Detectable Electric Current induced by Dark Matter Axion in a Conductor

TL;DR

This paper proposes a resonant detection method for dark matter axions using conductive slabs in a magnetic field, predicting measurable electric currents and power signals at specific spacings and conditions.

Contribution

It introduces a novel resonant setup with conductive slabs to detect axion-induced currents, enhancing detection sensitivity at specific axion masses.

Findings

Detectable electric current of approximately 0.7×10^{-9} A at resonance.

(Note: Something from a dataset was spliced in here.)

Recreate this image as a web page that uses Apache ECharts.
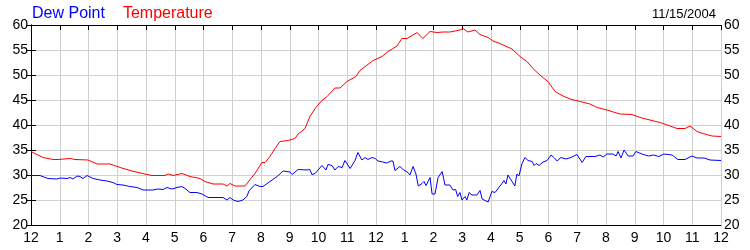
<!DOCTYPE html>
<html>
<head>
<meta charset="utf-8">
<script src="https://cdn.jsdelivr.net/npm/echarts@6/dist/echarts.min.js"></script>
<style>
html,body{margin:0;padding:0;background:#fff;}
#chart{width:750px;height:250px;}
</style>
</head>
<body>
<div id="chart"></div>
<script>
var hourLabels = ['12','1','2','3','4','5','6','7','8','9','10','11','12','1','2','3','4','5','6','7','8','9','10','11','12'];
var dateLabel = '11/15/2004';

var tempHours = [0.00,0.42,0.77,0.94,1.36,1.53,1.98,2.30,2.75,3.10,3.51,4.03,4.21,4.66,4.77,4.94,5.25,5.53,5.88,6.05,6.33,6.68,6.82,6.92,7.10,7.44,7.58,7.79,8.03,8.14,8.31,8.49,8.66,8.94,9.18,9.29,9.53,9.70,9.91,10.12,10.30,10.57,10.75,10.99,11.30,11.44,11.90,12.21,12.42,12.73,12.90,13.08,13.43,13.63,13.88,14.12,14.33,14.57,14.92,15.03,15.20,15.44,15.62,15.90,16.07,16.31,16.73,17.01,17.25,17.46,17.70,17.98,18.23,18.47,18.75,19.10,19.44,19.69,20.03,20.31,20.49,20.90,21.25,21.53,21.88,22.23,22.47,22.75,22.92,23.17,23.37,23.69,24.00];
var tempValues = [34.7,33.5,33.1,33.1,33.3,33.1,33.0,32.2,32.2,31.5,30.8,30.1,29.9,29.9,30.2,29.9,30.3,29.7,29.3,28.7,28.2,28.2,27.8,28.3,27.8,27.8,28.8,30.3,32.5,32.5,33.7,35.3,36.7,36.9,37.3,38.2,39.3,41.7,43.5,44.9,45.7,47.4,47.4,48.7,49.7,50.9,52.9,53.7,54.7,55.8,57.3,57.3,58.5,57.3,58.7,58.5,58.6,58.6,59.0,59.3,58.6,59.0,58.1,57.5,56.8,56.3,55.2,53.7,52.7,51.3,50.0,48.7,46.7,45.9,45.2,44.7,44.2,43.5,43.0,42.5,42.2,42.1,41.4,41.0,40.5,39.8,39.3,39.3,39.8,38.7,38.3,37.8,37.7];

var dewHours = [0.00,0.31,0.59,0.90,1.01,1.25,1.36,1.46,1.60,1.70,1.81,1.95,2.16,2.40,2.64,2.85,2.99,3.20,3.44,3.69,3.90,4.24,4.42,4.59,4.73,4.90,5.08,5.25,5.36,5.53,5.77,5.95,6.16,6.47,6.68,6.82,6.92,7.03,7.20,7.37,7.51,7.58,7.79,7.97,8.07,8.31,8.56,8.77,9.01,9.08,9.29,9.60,9.70,9.77,9.88,10.12,10.26,10.33,10.47,10.57,10.68,10.82,10.92,11.10,11.27,11.37,11.51,11.62,11.72,11.86,11.97,12.07,12.24,12.38,12.52,12.59,12.66,12.83,12.94,13.11,13.18,13.29,13.39,13.47,13.60,13.67,13.74,13.81,13.88,13.95,14.05,14.16,14.30,14.40,14.57,14.68,14.77,14.84,14.92,14.99,15.10,15.16,15.24,15.34,15.51,15.62,15.69,15.90,16.03,16.14,16.38,16.45,16.52,16.59,16.73,16.83,16.90,16.97,17.08,17.18,17.29,17.43,17.50,17.57,17.67,17.81,17.95,18.09,18.19,18.30,18.43,18.61,18.78,18.99,19.17,19.30,19.62,19.79,19.90,20.03,20.24,20.35,20.42,20.52,20.63,20.77,20.94,21.04,21.25,21.48,21.65,21.84,22.01,22.30,22.50,22.75,22.99,23.17,23.41,23.62,24.00];
var dewValues = [29.9,29.9,29.3,29.2,29.4,29.3,29.5,29.2,29.8,29.7,29.3,29.9,29.3,29.0,28.8,28.5,28.1,28.0,27.7,27.5,27.0,27.0,27.2,27.1,27.5,27.2,27.5,27.7,27.3,26.5,26.5,26.2,25.5,25.5,25.5,25.0,25.5,25.0,24.7,25.0,25.7,26.8,28.1,27.7,27.7,28.7,29.7,30.8,30.6,30.1,31.1,31.0,31.1,30.1,30.3,31.9,31.0,32.1,31.9,31.0,31.7,31.5,32.9,31.3,32.9,34.5,33.0,33.5,33.1,33.5,33.3,32.8,32.6,32.4,32.8,32.8,30.9,31.7,31.1,30.5,30.0,31.7,30.2,27.8,28.3,28.7,27.9,28.7,29.5,26.2,26.2,29.5,30.7,28.0,28.0,27.0,27.1,25.7,26.5,25.0,25.7,25.0,26.5,26.0,26.0,26.9,25.2,24.6,26.7,26.5,28.3,28.9,28.2,30.0,28.7,27.8,30.2,29.8,32.3,33.5,32.9,32.7,31.9,32.3,31.9,32.6,32.9,34.0,33.5,32.8,33.5,33.2,33.5,34.1,32.5,33.7,33.7,34.0,33.6,34.2,34.2,33.8,34.7,33.4,35.0,33.8,33.8,34.7,34.2,33.8,34.0,33.7,34.2,34.0,33.1,33.1,33.8,33.4,33.4,33.0,32.9];

function zip(xs, ys) {
  var out = [];
  for (var i = 0; i < xs.length; i++) out.push([xs[i], ys[i]]);
  return out;
}

var chart = echarts.init(document.getElementById('chart'), null, {renderer: 'canvas'});
var font = 'Liberation Sans, Arial, sans-serif';
var yAxisCommon = {
  type: 'value', min: 20, max: 60, interval: 5,
  axisLine: {show: true, lineStyle: {color: '#000', width: 1}},
  axisTick: {show: true, inside: true, length: 5, lineStyle: {color: '#000'}},
  axisLabel: {color: '#000', fontSize: 14, fontFamily: font, margin: 3},
  splitLine: {show: false}
};
chart.setOption({
  animation: false,
  backgroundColor: '#fff',
  title: {
    text: dateLabel, right: 29, top: 3,
    textStyle: {fontSize: 13, fontWeight: 'normal', color: '#000', fontFamily: font}
  },
  legend: {
    left: 22, top: 1, itemWidth: 0, itemHeight: 0, itemGap: 13, icon: 'rect',
    selectedMode: false,
    textStyle: {fontSize: 16, fontFamily: font},
    data: [
      {name: 'Dew Point', textStyle: {color: '#0000ff'}},
      {name: 'Temperature', textStyle: {color: '#ff0000'}}
    ]
  },
  grid: {left: 31, right: 29, top: 25, bottom: 25, containLabel: false},
  xAxis: [
    {
      type: 'value', min: 0, max: 24, interval: 1, position: 'bottom',
      axisLine: {show: true, onZero: false, lineStyle: {color: '#000'}},
      axisTick: {show: false},
      axisLabel: {color: '#000', fontSize: 14, fontFamily: font, margin: 6,
        formatter: function (v) { return hourLabels[Math.round(v)]; }},
      splitLine: {show: true, lineStyle: {color: '#d0d0d0', width: 1}}
    },
    {
      type: 'value', min: 0, max: 24, interval: 1, position: 'top',
      axisLine: {show: true, onZero: false, lineStyle: {color: '#000'}},
      axisTick: {show: true, inside: true, length: 5, lineStyle: {color: '#000'}},
      axisLabel: {show: false},
      splitLine: {show: false}
    }
  ],
  yAxis: [
    Object.assign({}, yAxisCommon, {position: 'left',
      splitLine: {show: true, lineStyle: {color: '#d0d0d0', width: 1}}}),
    Object.assign({}, yAxisCommon, {position: 'right'})
  ],
  series: [
    {
      name: 'Dew Point', type: 'line', data: zip(dewHours, dewValues),
      showSymbol: false, symbol: 'none',
      lineStyle: {color: '#0000ff', width: 1}, itemStyle: {color: '#0000ff'}
    },
    {
      name: 'Temperature', type: 'line', data: zip(tempHours, tempValues),
      showSymbol: false, symbol: 'none',
      lineStyle: {color: '#ff0000', width: 1}, itemStyle: {color: '#ff0000'}
    }
  ]
});
</script>
</body>
</html>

Power of Joule heating estimated at 0.3×10^{-22} W under optimal conditions.

Signal-to-noise ratio can reach 4.5×10^4 with amplification and specific experimental parameters.

Abstract

We propose a way of detecting dark matter axion by using two slabs of conductor. The flat surfaces are put to meet face to face so that they are parallel to each other. External magnetic field $B$ parallel to the surfaces is impressed. Radiations converted from the axion arise between two slabs. When we tune the spacing $l$ between two surfaces such as $l=\pi/m_a$ with axion mass $m_a$, a resonance occurs so that the radiations become strong. Furthermore, electric current flowing on the surface of the slabs is enhanced. We show that the electric current is large enough to be detectable at the resonance. It reaches $0.7\times 10^{-9}$A$(10^{-5}\mbox{eV}/m_a)^{1/2}(B/5\mbox{T})(L/10\mbox{cm})(\sigma/3.3\times 10^7\rm eV)$, using $6$N copper of the square slab with side length $L$ and high electrical conductivity $\sigma$ at temperature $T\sim 1$K. The power of the Joule heating is $0.3\times10^{-22}\mbox{W}(B/5\mbox{T})^2(10^{-5}\mbox{eV}/m_a)^{1/2}(L/10\mbox{cm})^2(\sigma/3.3\times 10^7\rm eV)$. When we amplify the power using LC circuit with $Q$ value, the signal to noise ratio is $4.5\times 10^4(Q/10^6)(B/5\mbox{T})^2(t_{obs}/1\sec)^{1/2}\,(10^{-5}\mbox{eV}/m_a) (L/10\mbox{cm})^2(\sigma/3.3\times 10^7\rm eV)$ with $t_{obs}$ observational time.